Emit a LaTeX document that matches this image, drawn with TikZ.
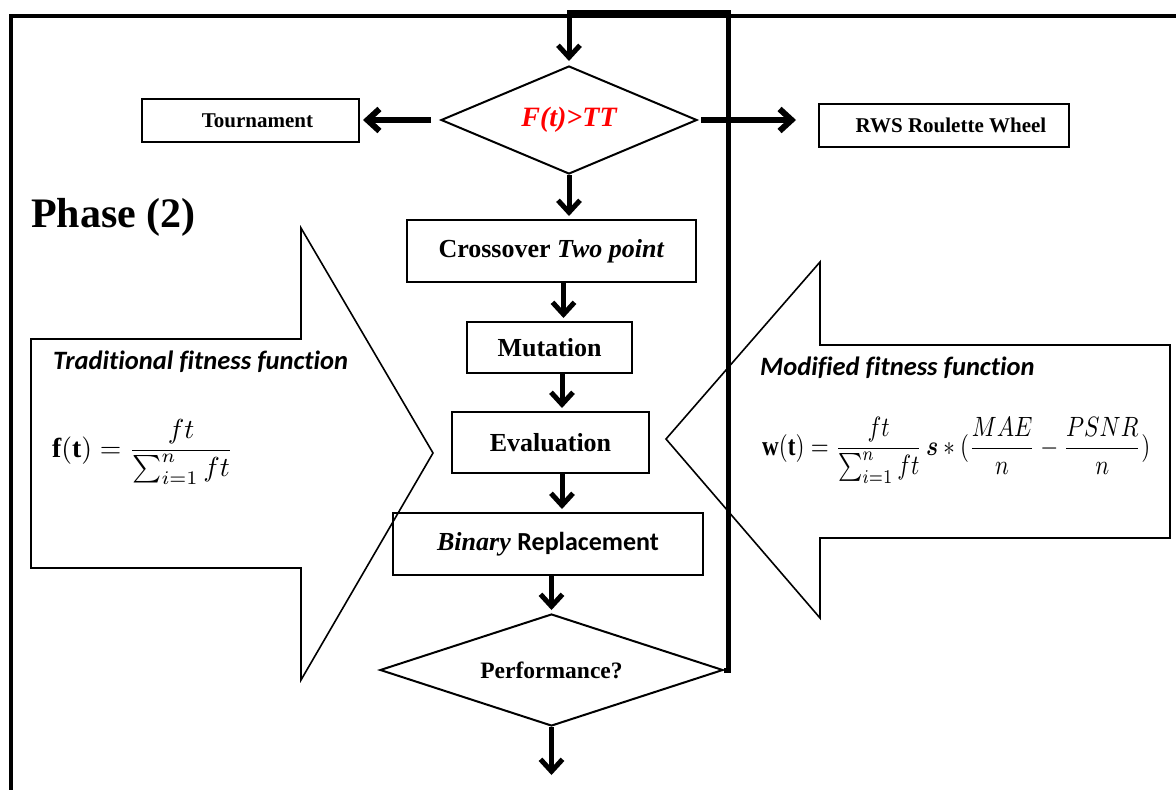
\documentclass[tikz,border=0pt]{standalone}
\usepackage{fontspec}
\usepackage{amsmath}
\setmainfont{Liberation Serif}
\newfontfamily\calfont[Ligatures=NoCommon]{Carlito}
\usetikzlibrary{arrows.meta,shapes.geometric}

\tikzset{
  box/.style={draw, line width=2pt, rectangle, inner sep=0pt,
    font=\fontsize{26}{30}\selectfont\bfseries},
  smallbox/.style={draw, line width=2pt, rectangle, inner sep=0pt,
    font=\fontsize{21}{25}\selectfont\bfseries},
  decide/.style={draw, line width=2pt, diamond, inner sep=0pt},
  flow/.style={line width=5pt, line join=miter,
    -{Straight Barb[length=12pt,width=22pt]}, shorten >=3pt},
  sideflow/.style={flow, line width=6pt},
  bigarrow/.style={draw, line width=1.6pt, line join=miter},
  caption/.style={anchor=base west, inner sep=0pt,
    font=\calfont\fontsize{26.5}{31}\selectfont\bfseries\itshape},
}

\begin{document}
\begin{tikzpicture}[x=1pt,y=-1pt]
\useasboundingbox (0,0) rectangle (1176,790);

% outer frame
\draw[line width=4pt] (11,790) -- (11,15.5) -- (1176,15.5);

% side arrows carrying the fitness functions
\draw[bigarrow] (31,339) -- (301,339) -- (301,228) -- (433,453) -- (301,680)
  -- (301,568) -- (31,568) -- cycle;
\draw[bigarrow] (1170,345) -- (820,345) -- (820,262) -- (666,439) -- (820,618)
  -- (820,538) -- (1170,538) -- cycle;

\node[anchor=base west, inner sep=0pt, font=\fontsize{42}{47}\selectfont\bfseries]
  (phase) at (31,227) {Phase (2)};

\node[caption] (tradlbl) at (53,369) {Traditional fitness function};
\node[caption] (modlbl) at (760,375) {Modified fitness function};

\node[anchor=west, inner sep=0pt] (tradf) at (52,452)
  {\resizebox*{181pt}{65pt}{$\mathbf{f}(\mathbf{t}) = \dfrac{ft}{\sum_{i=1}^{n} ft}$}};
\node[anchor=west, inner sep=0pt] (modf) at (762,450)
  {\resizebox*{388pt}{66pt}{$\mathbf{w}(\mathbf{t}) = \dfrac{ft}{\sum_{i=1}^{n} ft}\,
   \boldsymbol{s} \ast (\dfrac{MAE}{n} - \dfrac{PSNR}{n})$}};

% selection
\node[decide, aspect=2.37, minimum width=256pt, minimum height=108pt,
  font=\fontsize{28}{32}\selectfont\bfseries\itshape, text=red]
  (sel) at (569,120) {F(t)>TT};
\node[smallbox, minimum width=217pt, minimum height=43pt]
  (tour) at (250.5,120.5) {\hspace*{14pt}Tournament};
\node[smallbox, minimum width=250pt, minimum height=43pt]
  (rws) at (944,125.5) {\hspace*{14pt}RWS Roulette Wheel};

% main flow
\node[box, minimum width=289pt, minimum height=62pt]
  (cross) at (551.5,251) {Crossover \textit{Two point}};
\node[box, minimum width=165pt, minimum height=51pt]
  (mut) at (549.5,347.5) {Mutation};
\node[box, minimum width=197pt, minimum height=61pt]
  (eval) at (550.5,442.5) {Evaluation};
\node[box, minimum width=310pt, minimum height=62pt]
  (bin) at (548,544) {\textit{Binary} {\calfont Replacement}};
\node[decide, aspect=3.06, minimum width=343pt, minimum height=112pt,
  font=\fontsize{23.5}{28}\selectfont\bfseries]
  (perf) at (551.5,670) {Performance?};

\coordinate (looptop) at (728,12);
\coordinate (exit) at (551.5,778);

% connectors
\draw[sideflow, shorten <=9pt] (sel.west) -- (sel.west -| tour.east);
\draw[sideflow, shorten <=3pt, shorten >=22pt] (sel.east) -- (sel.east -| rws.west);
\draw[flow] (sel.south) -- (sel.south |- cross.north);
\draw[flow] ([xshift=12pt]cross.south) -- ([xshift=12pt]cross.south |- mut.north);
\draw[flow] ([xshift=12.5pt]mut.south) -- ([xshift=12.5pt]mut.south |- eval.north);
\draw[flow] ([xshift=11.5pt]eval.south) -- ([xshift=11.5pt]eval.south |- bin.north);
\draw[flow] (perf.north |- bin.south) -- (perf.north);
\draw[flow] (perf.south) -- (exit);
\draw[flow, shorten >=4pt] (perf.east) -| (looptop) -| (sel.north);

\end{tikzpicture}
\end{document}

□ □ □ □

OBJECTIVE.
Quote the data above in full and without alteration; skip the pictures.

COMPLETE ANSWER.
Emit a LaTeX document that matches this image, drawn with TikZ.
\documentclass[tikz,border=0pt]{standalone}
\usepackage{fontspec}
\usepackage{amsmath}
\setmainfont{Liberation Serif}
\newfontfamily\calfont[Ligatures=NoCommon]{Carlito}
\usetikzlibrary{arrows.meta,shapes.geometric}

\tikzset{
  box/.style={draw, line width=2pt, rectangle, inner sep=0pt,
    font=\fontsize{26}{30}\selectfont\bfseries},
  smallbox/.style={draw, line width=2pt, rectangle, inner sep=0pt,
    font=\fontsize{21}{25}\selectfont\bfseries},
  decide/.style={draw, line width=2pt, diamond, inner sep=0pt},
  flow/.style={line width=5pt, line join=miter,
    -{Straight Barb[length=12pt,width=22pt]}, shorten >=3pt},
  sideflow/.style={flow, line width=6pt},
  bigarrow/.style={draw, line width=1.6pt, line join=miter},
  caption/.style={anchor=base west, inner sep=0pt,
    font=\calfont\fontsize{26.5}{31}\selectfont\bfseries\itshape},
}

\begin{document}
\begin{tikzpicture}[x=1pt,y=-1pt]
\useasboundingbox (0,0) rectangle (1176,790);

% outer frame
\draw[line width=4pt] (11,790) -- (11,15.5) -- (1176,15.5);

% side arrows carrying the fitness functions
\draw[bigarrow] (31,339) -- (301,339) -- (301,228) -- (433,453) -- (301,680)
  -- (301,568) -- (31,568) -- cycle;
\draw[bigarrow] (1170,345) -- (820,345) -- (820,262) -- (666,439) -- (820,618)
  -- (820,538) -- (1170,538) -- cycle;

\node[anchor=base west, inner sep=0pt, font=\fontsize{42}{47}\selectfont\bfseries]
  (phase) at (31,227) {Phase (2)};

\node[caption] (tradlbl) at (53,369) {Traditional fitness function};
\node[caption] (modlbl) at (760,375) {Modified fitness function};

\node[anchor=west, inner sep=0pt] (tradf) at (52,452)
  {\resizebox*{181pt}{65pt}{$\mathbf{f}(\mathbf{t}) = \dfrac{ft}{\sum_{i=1}^{n} ft}$}};
\node[anchor=west, inner sep=0pt] (modf) at (762,450)
  {\resizebox*{388pt}{66pt}{$\mathbf{w}(\mathbf{t}) = \dfrac{ft}{\sum_{i=1}^{n} ft}\,
   \boldsymbol{s} \ast (\dfrac{MAE}{n} - \dfrac{PSNR}{n})$}};

% selection
\node[decide, aspect=2.37, minimum width=256pt, minimum height=108pt,
  font=\fontsize{28}{32}\selectfont\bfseries\itshape, text=red]
  (sel) at (569,120) {F(t)>TT};
\node[smallbox, minimum width=217pt, minimum height=43pt]
  (tour) at (250.5,120.5) {\hspace*{14pt}Tournament};
\node[smallbox, minimum width=250pt, minimum height=43pt]
  (rws) at (944,125.5) {\hspace*{14pt}RWS Roulette Wheel};

% main flow
\node[box, minimum width=289pt, minimum height=62pt]
  (cross) at (551.5,251) {Crossover \textit{Two point}};
\node[box, minimum width=165pt, minimum height=51pt]
  (mut) at (549.5,347.5) {Mutation};
\node[box, minimum width=197pt, minimum height=61pt]
  (eval) at (550.5,442.5) {Evaluation};
\node[box, minimum width=310pt, minimum height=62pt]
  (bin) at (548,544) {\textit{Binary} {\calfont Replacement}};
\node[decide, aspect=3.06, minimum width=343pt, minimum height=112pt,
  font=\fontsize{23.5}{28}\selectfont\bfseries]
  (perf) at (551.5,670) {Performance?};

\coordinate (looptop) at (728,12);
\coordinate (exit) at (551.5,778);

% connectors
\draw[sideflow, shorten <=9pt] (sel.west) -- (sel.west -| tour.east);
\draw[sideflow, shorten <=3pt, shorten >=22pt] (sel.east) -- (sel.east -| rws.west);
\draw[flow] (sel.south) -- (sel.south |- cross.north);
\draw[flow] ([xshift=12pt]cross.south) -- ([xshift=12pt]cross.south |- mut.north);
\draw[flow] ([xshift=12.5pt]mut.south) -- ([xshift=12.5pt]mut.south |- eval.north);
\draw[flow] ([xshift=11.5pt]eval.south) -- ([xshift=11.5pt]eval.south |- bin.north);
\draw[flow] (perf.north |- bin.south) -- (perf.north);
\draw[flow] (perf.south) -- (exit);
\draw[flow, shorten >=4pt] (perf.east) -| (looptop) -| (sel.north);

\end{tikzpicture}
\end{document}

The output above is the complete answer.